Data for this task
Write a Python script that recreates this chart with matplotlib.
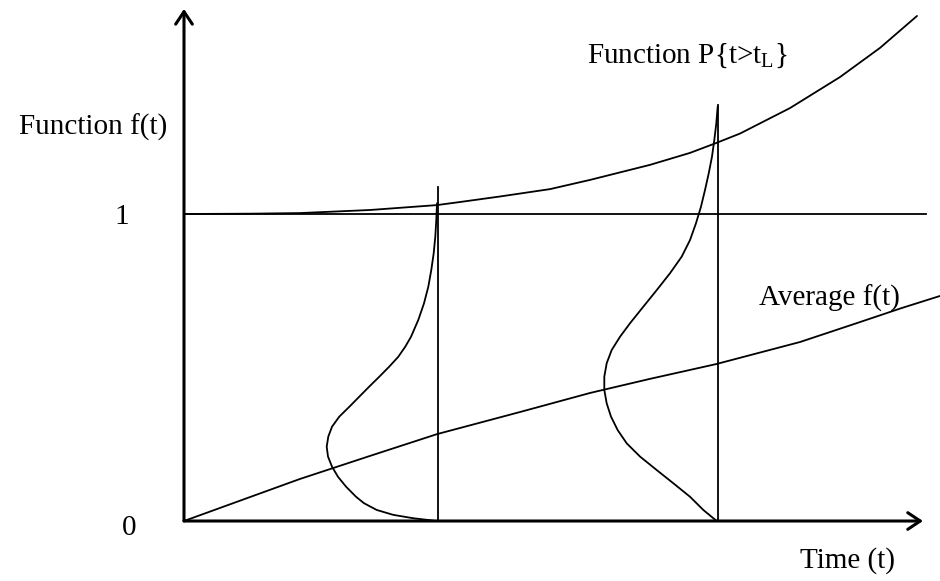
import matplotlib
matplotlib.use("Agg")
import matplotlib.pyplot as plt

plt.rcParams['font.family'] = ['Liberation Serif', 'DejaVu Serif']
plt.rcParams['mathtext.fontset'] = 'custom'
plt.rcParams['mathtext.rm'] = 'Liberation Serif'
plt.rcParams['mathtext.it'] = 'Liberation Serif:italic'

# ---- data (t = time, f = function value) ----
p_t = [0, 0.66, 1.16, 1.86, 2.53, 2.76, 3.16, 3.66, 4.06, 4.66, 5.06, 5.32, 5.56,
       6.06, 6.56, 6.96, 7.33]
p_f = [1.0, 1.001, 1.003, 1.013, 1.029, 1.039, 1.057, 1.081, 1.111, 1.160, 1.199,
       1.231, 1.262, 1.345, 1.446, 1.541, 1.645]

avg_t = [0, 0.66, 1.16, 1.86, 2.53, 3.36, 4.06, 4.66, 5.32, 6.16, 6.76, 7.18, 7.56]
avg_f = [0, 0.078, 0.137, 0.212, 0.283, 0.355, 0.417, 0.463, 0.511, 0.583, 0.648,
         0.694, 0.733]

d1_t = [2.53, 2.523, 2.513, 2.497, 2.473, 2.443, 2.40, 2.343, 2.27, 2.213, 2.143,
        2.053, 1.953, 1.853, 1.753, 1.653, 1.553, 1.48, 1.443, 1.427, 1.44, 1.48,
        1.54, 1.62, 1.72, 1.80, 1.927, 2.093, 2.293, 2.53]
d1_f = [1.035, 0.980, 0.926, 0.872, 0.818, 0.763, 0.709, 0.655, 0.600, 0.568, 0.535,
        0.503, 0.470, 0.438, 0.405, 0.372, 0.340, 0.307, 0.275, 0.242, 0.210, 0.177,
        0.144, 0.112, 0.079, 0.058, 0.036, 0.020, 0.009, 0.0]

d2_t = [5.337, 5.323, 5.303, 5.28, 5.247, 5.21, 5.17, 5.12, 5.06, 4.977, 4.86, 4.727,
        4.593, 4.46, 4.36, 4.277, 4.227, 4.203, 4.203, 4.227, 4.27, 4.337, 4.427,
        4.56, 4.727, 4.893, 5.06, 5.193, 5.327]
d2_f = [1.350, 1.295, 1.241, 1.187, 1.132, 1.078, 1.024, 0.970, 0.915, 0.861, 0.807,
        0.752, 0.698, 0.644, 0.600, 0.557, 0.514, 0.470, 0.427, 0.383, 0.340, 0.296,
        0.253, 0.210, 0.166, 0.123, 0.079, 0.036, 0.0]

v1_t, v1_top = 2.537, 1.088
v2_t, v2_top = 5.337, 1.355

hline_f = 1.0
hline_end = 7.42
x_arrow_end = 7.39
y_arrow_end = 1.668

fig = plt.figure(figsize=(9.4, 5.81), dpi=100)
ax = fig.add_axes([0, 0, 1, 1])
ax.set_xlim(-1.84, 7.56)
ax.set_ylim(-0.1954, 1.697)
ax.axis('off')

lw = 1.3
for xs, ys in [(p_t, p_f), (avg_t, avg_f), (d1_t, d1_f), (d2_t, d2_f)]:
    ax.plot(xs, ys, color='black', lw=lw, solid_joinstyle='round', solid_capstyle='round')
ax.plot([v1_t, v1_t], [0, v1_top], color='black', lw=lw)
ax.plot([v2_t, v2_t], [0, v2_top], color='black', lw=lw)
ax.plot([0, hline_end], [hline_f, hline_f], color='black', lw=lw)

arrow = dict(arrowstyle='->,head_length=0.45,head_width=0.3', lw=2.2, color='black',
             shrinkA=0, shrinkB=0, mutation_scale=20)
ax.annotate('', xy=(x_arrow_end, 0), xytext=(0, 0), arrowprops=arrow)
ax.annotate('', xy=(0, y_arrow_end), xytext=(0, 0), arrowprops=arrow)

fs = 21
ax.text(-0.91, 1.283, 'Function f(t)', fontsize=fs, ha='center', va='center')
ax.text(-0.62, 0.99, '1', fontsize=fs, ha='center', va='center')
ax.text(-0.55, -0.023, '0', fontsize=fs, ha='center', va='center')
ax.text(4.03, 1.492, r'Function P{t>t$_{\mathrm{L}}$}', fontsize=fs, ha='left', va='baseline')
ax.text(7.16, 0.700, 'Average f(t)', fontsize=fs, ha='right', va='baseline')
ax.text(7.11, -0.130, 'Time (t)', fontsize=fs, ha='right', va='center')

fig.savefig('out.png', dpi=100)
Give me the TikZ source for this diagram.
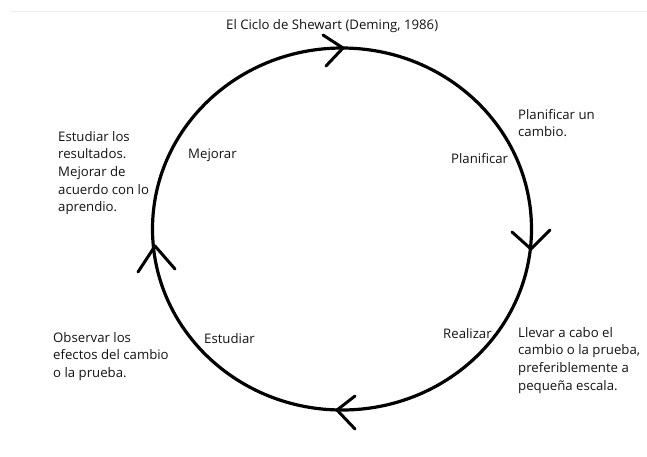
\documentclass[tikz,border=0pt]{standalone}
\usepackage{fontspec}
\setmainfont{Open Sans}
\begin{document}
\begin{tikzpicture}[x=1pt,y=-1pt,
  txt/.style={anchor=north west,inner sep=0pt,align=left,text=black!92,
    font=\fontsize{13.2}{17.6}\selectfont},
  arm/.style={draw=black,line width=3pt,line cap=round,line join=round}]
\useasboundingbox (0,0) rectangle (647,456);
\fill[white] (0,0) rectangle (647,456);
\coordinate (L1) at (10,11);
\coordinate (L2) at (647,11);
\draw[black!7,line width=1pt] (L1) -- (L2);
% cycle
\draw[draw=black,line width=3.2pt] (342,229) ellipse [x radius=189.5pt, y radius=181pt];
\coordinate (tT) at (343,48);
\coordinate (tR) at (531,249);
\coordinate (tB) at (337,410);
\coordinate (tL) at (155,246);
\draw[arm] ([shift={(-20,-13)}]tT) -- (tT) -- ([shift={(-17,18)}]tT);
\draw[arm] ([shift={(-19,-17)}]tR) -- (tR) -- ([shift={(19,-19)}]tR);
\draw[arm] ([shift={(18,-14)}]tB) -- (tB) -- ([shift={(18,19)}]tB);
\draw[arm] ([shift={(-17,26)}]tL) -- (tL) -- ([shift={(20,23)}]tL);
% texts
\node[txt] (title) at (226,19) {El Ciclo de Shewart (Deming, 1986)};
\node[txt] (pdesc) at (518,109) {Planificar un\\cambio.};
\node[txt] (plan) at (451,153) {Planificar};
\node[txt] (mdesc) at (58,131) {Estudiar los\\resultados.\\Mejorar de\\acuerdo con lo\\aprendio.};
\node[txt] (mej) at (188,149) {Mejorar};
\node[txt] (odesc) at (53,332) {Observar los\\efectos del cambio\\o la prueba.};
\node[txt] (est) at (204,333) {Estudiar};
\node[txt] (real) at (443,328) {Realizar};
\node[txt] (ldesc) at (518,327) {Llevar a cabo el\\cambio o la prueba,\\preferiblemente a\\pequeña escala.};
\end{tikzpicture}
\end{document}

Direction
Quote, please, every line of the material above from its start through the line that has "1.231, 1.262, 1.345, 1.446, 1.541, 1.645]", reproducing the words exactly and dropping any images.

Worked answer
Write a Python script that recreates this chart with matplotlib.
import matplotlib
matplotlib.use("Agg")
import matplotlib.pyplot as plt

plt.rcParams['font.family'] = ['Liberation Serif', 'DejaVu Serif']
plt.rcParams['mathtext.fontset'] = 'custom'
plt.rcParams['mathtext.rm'] = 'Liberation Serif'
plt.rcParams['mathtext.it'] = 'Liberation Serif:italic'

# ---- data (t = time, f = function value) ----
p_t = [0, 0.66, 1.16, 1.86, 2.53, 2.76, 3.16, 3.66, 4.06, 4.66, 5.06, 5.32, 5.56,
       6.06, 6.56, 6.96, 7.33]
p_f = [1.0, 1.001, 1.003, 1.013, 1.029, 1.039, 1.057, 1.081, 1.111, 1.160, 1.199,
       1.231, 1.262, 1.345, 1.446, 1.541, 1.645]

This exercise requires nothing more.